▶ [EXERCISE AIM]
Look through the data and write out every line with the word "that" in it.

▶ [MATERIAL SUPPLIED]
START

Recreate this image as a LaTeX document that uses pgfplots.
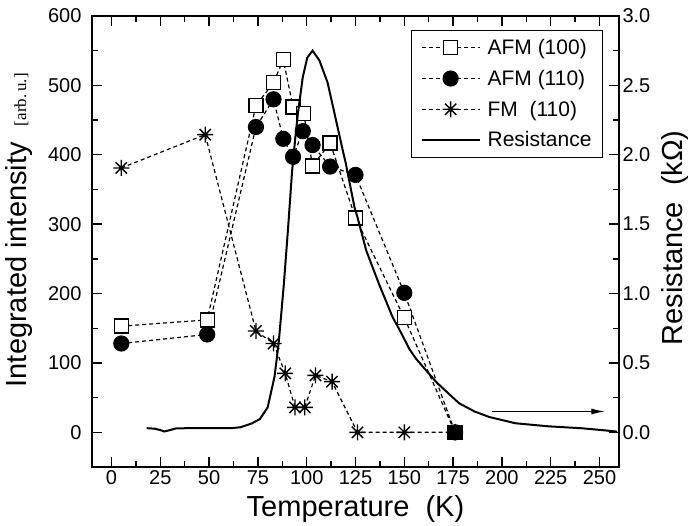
\documentclass[border=0pt]{standalone}
\usepackage{pgfplots}
\pgfplotsset{compat=1.18}
\usepackage{fontspec}
\setmainfont{Liberation Sans}
\newfontfamily\timesfont{Liberation Serif}
\usetikzlibrary{arrows.meta}

% eight-armed asterisk, as in the scan
\pgfdeclareplotmark{star8}{%
  \pgfpathmoveto{\pgfqpoint{-\pgfplotmarksize}{0pt}}%
  \pgfpathlineto{\pgfqpoint{\pgfplotmarksize}{0pt}}%
  \pgfpathmoveto{\pgfqpoint{0pt}{-\pgfplotmarksize}}%
  \pgfpathlineto{\pgfqpoint{0pt}{\pgfplotmarksize}}%
  \pgfpathmoveto{\pgfqpoint{-0.707\pgfplotmarksize}{-0.707\pgfplotmarksize}}%
  \pgfpathlineto{\pgfqpoint{0.707\pgfplotmarksize}{0.707\pgfplotmarksize}}%
  \pgfpathmoveto{\pgfqpoint{-0.707\pgfplotmarksize}{0.707\pgfplotmarksize}}%
  \pgfpathlineto{\pgfqpoint{0.707\pgfplotmarksize}{-0.707\pgfplotmarksize}}%
  \pgfusepathqstroke}

\tikzset{
  dline/.style={black, line width=1.2pt, dash pattern=on 4pt off 3pt},
  sq/.style={dline, mark=square*, mark size=7pt, mark options={solid, fill=white, line width=1.3pt}},
  ci/.style={dline, mark=*, mark size=7.5pt, mark options={solid, fill=black}},
  st/.style={dline, mark=star8, mark size=8pt, mark options={solid, line width=1.4pt}},
  res/.style={black, line width=2pt},
}

\pgfplotsset{
  common/.style={
    scale only axis, width=527pt, height=451pt,
    xmin=-10, xmax=260,
    tick align=inside,
    major tick length=10pt, minor tick length=6pt,
    axis line style={line width=1.5pt},
    every tick/.style={black, line width=1.4pt},
    tick label style={font=\fontsize{20}{24}\selectfont},
    /pgf/number format/assume math mode=true,
  },
}

\begin{document}
\begin{tikzpicture}
\begin{axis}[common, name=ax,
  ymin=-50, ymax=600,
  xtick={0,25,...,250}, ytick={0,100,...,600},
  minor x tick num=1, minor y tick num=1,
  ytick pos=left,
  yticklabel style={xshift=-7pt},
  xlabel={Temperature\ \ (K)},
  xlabel style={font=\fontsize{29}{32}\selectfont, at={(axis description cs:0.5,-0.093)}, anchor=center},
  ylabel={Integrated intensity\ \ {\timesfont\fontsize{17}{19}\selectfont [arb.\,u.]}},
  ylabel style={font=\fontsize{29}{32}\selectfont, at={(axis description cs:-0.139,0.525)}, anchor=center, rotate=0},
]
\addplot[sq] coordinates {(5,153) (49,162) (74,471) (83,504) (88,537) (93,469) (98.5,459) (103,384) (112,417) (125,309) (150,165) (176,0)};
\addplot[ci] coordinates {(5,128) (49,141) (74,440) (83,480) (88,423) (93,397) (98,434) (103,414) (112,383) (125,371) (150,201) (176,0)};
\addplot[st] coordinates {(5,381) (48,429) (74,146) (83,128) (89,85) (94,36) (99,36) (104.5,82) (113,73) (126,0) (150,0) (176,0)};
\addplot[only marks, mark=square*, mark size=7pt, forget plot] coordinates {(176,0)};
\draw[line width=1.3pt, -{Latex[length=14pt, width=6pt]}] (axis cs:195,30) -- (axis cs:253,30);
\end{axis}

\begin{axis}[common,
  ymin=-0.25, ymax=3.0,
  hide x axis, axis y line*=right,
  ytick={0,0.5,...,3.0}, minor y tick num=1,
  yticklabel style={/pgf/number format/.cd, fixed, fixed zerofill, precision=1},
  ylabel={Resistance\ \ (kΩ)},
  ylabel style={font=\fontsize{29}{32}\selectfont, at={(axis description cs:1.106,0.508)}, anchor=center, rotate=0},
  legend style={at={(axis description cs:0.9696,0.969)}, anchor=north east,
    draw=black, line width=1pt, font=\fontsize{21}{25}\selectfont,
    row sep=10pt, inner xsep=9pt, inner ysep=7pt,
    /tikz/every odd column/.append style={column sep=5pt}},
  legend cell align=left,
  legend image code/.code={\draw[mark repeat=2, mark phase=2, #1] plot coordinates {(0pt,0pt) (29pt,0pt) (58pt,0pt)};},
]
\addlegendimage{sq}
\addlegendentry{AFM (100)}
\addlegendimage{ci}
\addlegendentry{AFM (110)}
\addlegendimage{st}
\addlegendentry{FM\ \ (110)}
\addplot[res] coordinates {(18,0.030) (22,0.026) (25,0.016) (27,0.006) (29.5,0.014) (33,0.028) (40,0.030) (50,0.030) (62,0.031) (66,0.036) (69,0.050) (72,0.065) (76,0.095) (80,0.18) (83.5,0.40) (85.6,0.64) (87,0.86) (88.3,1.07) (90.4,1.46) (92.5,1.88) (94,2.10) (95.5,2.30) (98,2.56) (100.3,2.70) (103,2.75) (106.5,2.68) (110.7,2.52) (115,2.25) (118.5,2.03) (120,1.94) (124.5,1.62) (126,1.55) (130.5,1.31) (137,1.07) (144,0.83) (147.5,0.74) (152.6,0.60) (156,0.53) (166.5,0.36) (178,0.21) (186,0.15) (193.6,0.11) (207,0.065) (224,0.043) (241,0.029) (252,0.015) (259,0.005)};
\addlegendentry{Resistance}
\end{axis}

\pgfresetboundingbox
\useasboundingbox ([shift={(-92pt,-59pt)}]ax.south west) rectangle ([shift={(70pt,16pt)}]ax.north east);
\end{tikzpicture}
\end{document}
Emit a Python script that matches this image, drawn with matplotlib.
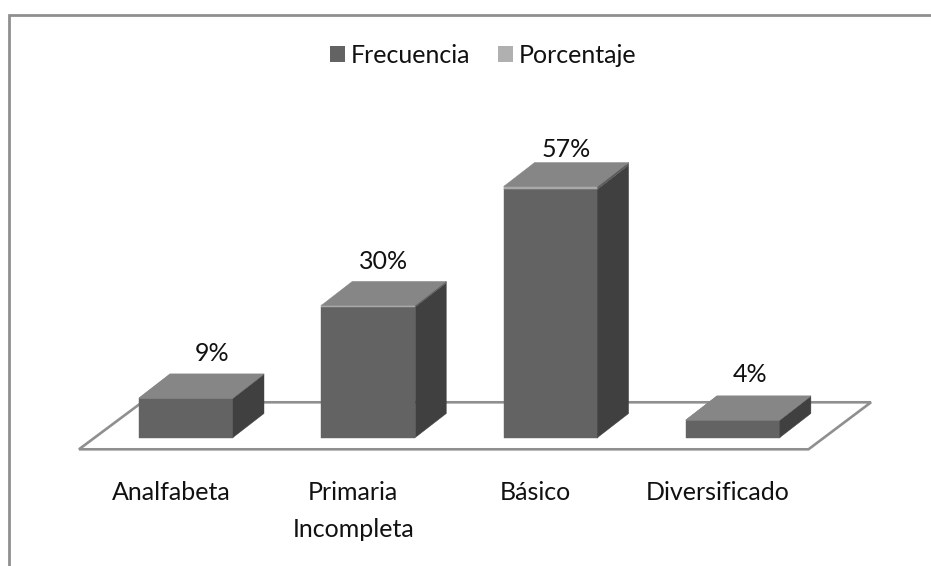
import matplotlib
matplotlib.use("Agg")
import matplotlib.pyplot as plt
from matplotlib.patches import Polygon, Rectangle
from matplotlib.lines import Line2D

categories = ["Analfabeta", "Primaria\nIncompleta", "Básico", "Diversificado"]
frecuencia = [9, 30, 57, 4]
porcentaje = [0.09, 0.30, 0.57, 0.04]
labels = ["9%", "30%", "57%", "4%"]

W, H = 931, 566
PX_X = 182.3
PX_Y = 4.36
X0, Y0 = 186.0, 437.5
BAR_W = 94 / PX_X
DX, DY = 31 / PX_X, 24 / PX_Y
FS = 18

# hand-placed label offsets from the bar's top-back edge, in pixels (dx, dy up)
label_nudge = [(26, 20), (15, 20), (16, 13), (17, 21)]

plt.rcParams["font.family"] = ["Lato", "DejaVu Sans"]
fig = plt.figure(figsize=(W / 100, H / 100), dpi=100)
ax = fig.add_axes([0, 0, 1, 1])
ax.set_xlim(-X0 / PX_X, (W - X0) / PX_X)
ax.set_ylim((Y0 - H) / PX_Y, Y0 / PX_Y)
ax.axis("off")

GREY = "#8f8f8f"
px = lambda a: (a - X0) / PX_X
py = lambda b: (Y0 - b) / PX_Y
# chart frame: left and top edges only
ax.add_line(Line2D([px(9), px(9), px(931)], [py(566), py(15), py(15)], color=GREY, lw=2, solid_joinstyle="miter"))

# floor of the 3D plot
floor = [(px(79), py(449.3)), (px(808.5), py(449.3)), (px(871), py(402.3)), (px(142), py(402.3))]
ax.add_patch(Polygon(floor, closed=True, fill=False, ec=GREY, lw=1.9, zorder=1))

FRONT, SIDE, TOP = "#636363", "#404040", "#868686"
LIGHT, LIGHT_SIDE = "#a9a9a9", "#5c5c5c"


def box(x, y0, y1, front, side, top, z):
    l, r = x - BAR_W / 2, x + BAR_W / 2
    ax.add_patch(Rectangle((l, y0), BAR_W, y1 - y0, fc=front, ec=front, lw=0.3, zorder=z))
    ax.add_patch(Polygon([(r, y0), (r + DX, y0 + DY), (r + DX, y1 + DY), (r, y1)], fc=side, ec=side, lw=0.3, zorder=z))
    ax.add_patch(Polygon([(l, y1), (r, y1), (r + DX, y1 + DY), (l + DX, y1 + DY)], fc=top, ec=top, lw=0.3, zorder=z))


for i, (f, p, lab) in enumerate(zip(frecuencia, porcentaje, labels)):
    box(i, 0, f, FRONT, SIDE, TOP, 3 + i)
    box(i, f, f + p, LIGHT, LIGHT_SIDE, TOP, 3 + i)
    nx, ny = label_nudge[i]
    ax.text(i + nx / PX_X, f + p + DY + ny / PX_Y, lab, ha="center", va="center", fontsize=FS, color="#111111", zorder=10)
    ax.text(i - 15 / PX_X, -10.0, categories[i], ha="center", va="top", fontsize=FS, color="#111111", linespacing=1.72, zorder=10)

handles = [Rectangle((0, 0), 1, 1, fc=FRONT), Rectangle((0, 0), 1, 1, fc="#b0b0b0")]
fig.legend(handles, ["Frecuencia", "Porcentaje"], loc="center", bbox_to_anchor=(483.5 / W, 1 - 55.5 / H),
           ncol=2, frameon=False, fontsize=FS, handlelength=0.6, handleheight=0.6,
           handletextpad=0.24, columnspacing=1.1, labelcolor="#111111")
fig.savefig("out.png", dpi=100, facecolor="white")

END

▶ [COMPLETE ANSWER]
Recreate this image as a LaTeX document that uses pgfplots.
Emit a Python script that matches this image, drawn with matplotlib.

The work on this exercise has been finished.